Task description ->
Transcribe each line of the material as it is, and drop any picture.
▼
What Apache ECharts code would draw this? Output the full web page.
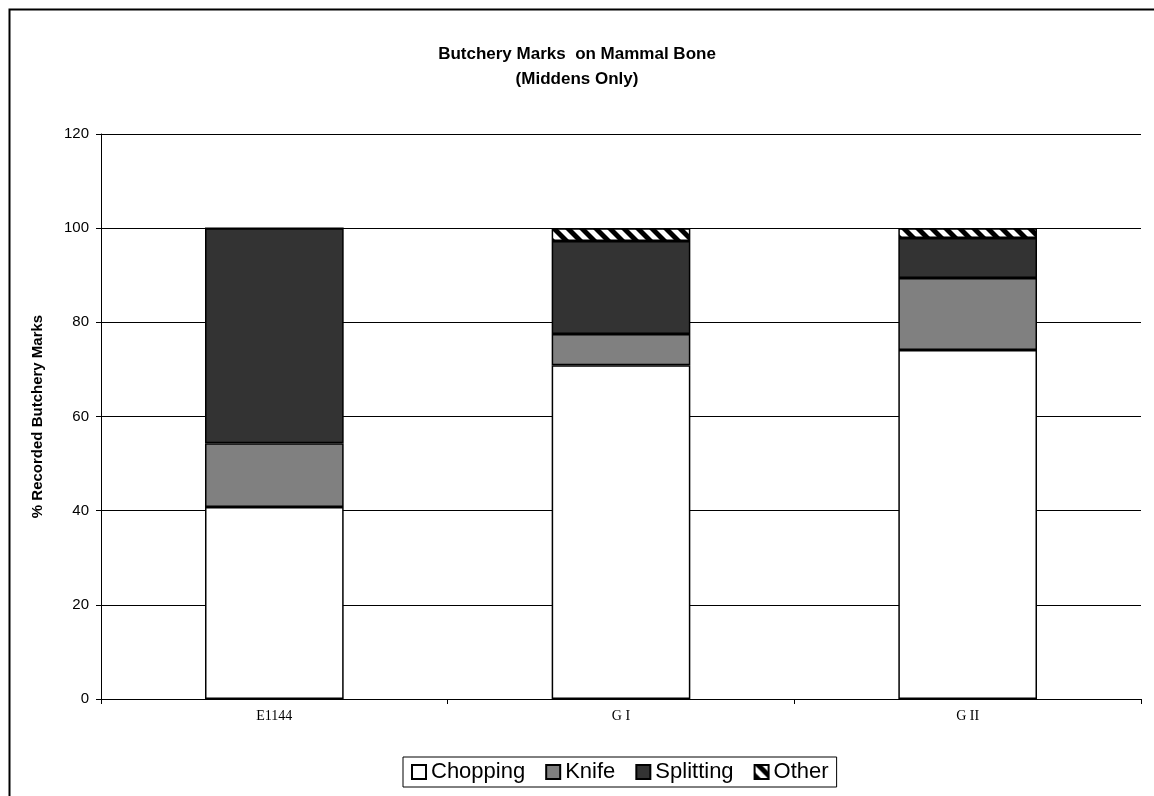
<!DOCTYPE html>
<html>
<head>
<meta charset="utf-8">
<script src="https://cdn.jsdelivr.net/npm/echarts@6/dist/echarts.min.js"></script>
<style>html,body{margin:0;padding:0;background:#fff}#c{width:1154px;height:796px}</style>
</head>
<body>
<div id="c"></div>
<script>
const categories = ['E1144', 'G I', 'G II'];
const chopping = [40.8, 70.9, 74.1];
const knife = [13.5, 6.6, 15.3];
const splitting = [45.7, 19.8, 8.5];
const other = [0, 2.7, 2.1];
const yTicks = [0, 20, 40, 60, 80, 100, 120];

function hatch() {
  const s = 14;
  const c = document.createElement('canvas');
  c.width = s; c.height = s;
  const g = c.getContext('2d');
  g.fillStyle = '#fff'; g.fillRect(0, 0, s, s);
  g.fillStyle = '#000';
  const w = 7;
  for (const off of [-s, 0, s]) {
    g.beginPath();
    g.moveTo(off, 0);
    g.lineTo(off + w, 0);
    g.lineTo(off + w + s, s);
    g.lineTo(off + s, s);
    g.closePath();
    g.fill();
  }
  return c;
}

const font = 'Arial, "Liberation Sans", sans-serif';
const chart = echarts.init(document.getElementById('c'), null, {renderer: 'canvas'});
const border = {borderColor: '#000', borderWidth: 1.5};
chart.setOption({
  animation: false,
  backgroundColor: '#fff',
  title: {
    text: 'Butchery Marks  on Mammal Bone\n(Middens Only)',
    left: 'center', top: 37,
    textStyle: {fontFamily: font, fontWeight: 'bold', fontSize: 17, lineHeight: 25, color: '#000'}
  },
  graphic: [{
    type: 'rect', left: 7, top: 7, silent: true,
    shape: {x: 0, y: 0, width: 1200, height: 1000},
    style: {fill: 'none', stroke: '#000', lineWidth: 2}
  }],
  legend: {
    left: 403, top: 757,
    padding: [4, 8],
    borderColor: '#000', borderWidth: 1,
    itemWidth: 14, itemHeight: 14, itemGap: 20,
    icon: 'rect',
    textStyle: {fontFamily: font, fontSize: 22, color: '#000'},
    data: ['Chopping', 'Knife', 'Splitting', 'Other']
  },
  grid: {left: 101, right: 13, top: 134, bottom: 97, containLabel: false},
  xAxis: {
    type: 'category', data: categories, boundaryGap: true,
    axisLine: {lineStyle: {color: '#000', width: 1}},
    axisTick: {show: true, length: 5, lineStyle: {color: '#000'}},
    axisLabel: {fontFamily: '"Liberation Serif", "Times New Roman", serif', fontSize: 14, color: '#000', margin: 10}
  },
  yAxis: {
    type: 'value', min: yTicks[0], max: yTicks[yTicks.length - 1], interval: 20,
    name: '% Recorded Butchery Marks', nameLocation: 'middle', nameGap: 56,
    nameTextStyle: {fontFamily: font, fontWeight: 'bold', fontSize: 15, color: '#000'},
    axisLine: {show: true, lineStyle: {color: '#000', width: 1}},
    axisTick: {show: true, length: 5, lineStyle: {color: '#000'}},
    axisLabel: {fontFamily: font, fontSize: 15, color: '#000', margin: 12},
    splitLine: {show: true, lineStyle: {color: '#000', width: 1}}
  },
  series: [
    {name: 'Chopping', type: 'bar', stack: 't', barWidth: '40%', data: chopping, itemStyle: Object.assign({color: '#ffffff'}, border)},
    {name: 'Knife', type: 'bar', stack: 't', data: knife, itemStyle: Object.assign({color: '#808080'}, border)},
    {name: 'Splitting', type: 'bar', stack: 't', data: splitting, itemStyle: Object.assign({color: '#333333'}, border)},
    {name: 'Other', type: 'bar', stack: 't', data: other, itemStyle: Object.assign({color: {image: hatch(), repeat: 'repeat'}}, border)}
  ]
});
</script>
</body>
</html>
▲
Expected answer ->
What Apache ECharts code would draw this? Output the full web page.
<!DOCTYPE html>
<html>
<head>
<meta charset="utf-8">
<script src="https://cdn.jsdelivr.net/npm/echarts@6/dist/echarts.min.js"></script>
<style>html,body{margin:0;padding:0;background:#fff}#c{width:1154px;height:796px}</style>
</head>
<body>
<div id="c"></div>
<script>
const categories = ['E1144', 'G I', 'G II'];
const chopping = [40.8, 70.9, 74.1];
const knife = [13.5, 6.6, 15.3];
const splitting = [45.7, 19.8, 8.5];
const other = [0, 2.7, 2.1];
const yTicks = [0, 20, 40, 60, 80, 100, 120];

function hatch() {
  const s = 14;
  const c = document.createElement('canvas');
  c.width = s; c.height = s;
  const g = c.getContext('2d');
  g.fillStyle = '#fff'; g.fillRect(0, 0, s, s);
  g.fillStyle = '#000';
  const w = 7;
  for (const off of [-s, 0, s]) {
    g.beginPath();
    g.moveTo(off, 0);
    g.lineTo(off + w, 0);
    g.lineTo(off + w + s, s);
    g.lineTo(off + s, s);
    g.closePath();
    g.fill();
  }
  return c;
}

const font = 'Arial, "Liberation Sans", sans-serif';
const chart = echarts.init(document.getElementById('c'), null, {renderer: 'canvas'});
const border = {borderColor: '#000', borderWidth: 1.5};
chart.setOption({
  animation: false,
  backgroundColor: '#fff',
  title: {
    text: 'Butchery Marks  on Mammal Bone\n(Middens Only)',
    left: 'center', top: 37,
    textStyle: {fontFamily: font, fontWeight: 'bold', fontSize: 17, lineHeight: 25, color: '#000'}
  },
  graphic: [{
    type: 'rect', left: 7, top: 7, silent: true,
    shape: {x: 0, y: 0, width: 1200, height: 1000},
    style: {fill: 'none', stroke: '#000', lineWidth: 2}
  }],
  legend: {
    left: 403, top: 757,
    padding: [4, 8],
    borderColor: '#000', borderWidth: 1,
    itemWidth: 14, itemHeight: 14, itemGap: 20,
    icon: 'rect',
    textStyle: {fontFamily: font, fontSize: 22, color: '#000'},
    data: ['Chopping', 'Knife', 'Splitting', 'Other']
  },
  grid: {left: 101, right: 13, top: 134, bottom: 97, containLabel: false},
  xAxis: {
    type: 'category', data: categories, boundaryGap: true,
    axisLine: {lineStyle: {color: '#000', width: 1}},
    axisTick: {show: true, length: 5, lineStyle: {color: '#000'}},
    axisLabel: {fontFamily: '"Liberation Serif", "Times New Roman", serif', fontSize: 14, color: '#000', margin: 10}
  },
  yAxis: {
    type: 'value', min: yTicks[0], max: yTicks[yTicks.length - 1], interval: 20,
    name: '% Recorded Butchery Marks', nameLocation: 'middle', nameGap: 56,
    nameTextStyle: {fontFamily: font, fontWeight: 'bold', fontSize: 15, color: '#000'},
    axisLine: {show: true, lineStyle: {color: '#000', width: 1}},
    axisTick: {show: true, length: 5, lineStyle: {color: '#000'}},
    axisLabel: {fontFamily: font, fontSize: 15, color: '#000', margin: 12},
    splitLine: {show: true, lineStyle: {color: '#000', width: 1}}
  },
  series: [
    {name: 'Chopping', type: 'bar', stack: 't', barWidth: '40%', data: chopping, itemStyle: Object.assign({color: '#ffffff'}, border)},
    {name: 'Knife', type: 'bar', stack: 't', data: knife, itemStyle: Object.assign({color: '#808080'}, border)},
    {name: 'Splitting', type: 'bar', stack: 't', data: splitting, itemStyle: Object.assign({color: '#333333'}, border)},
    {name: 'Other', type: 'bar', stack: 't', data: other, itemStyle: Object.assign({color: {image: hatch(), repeat: 'repeat'}}, border)}
  ]
});
</script>
</body>
</html>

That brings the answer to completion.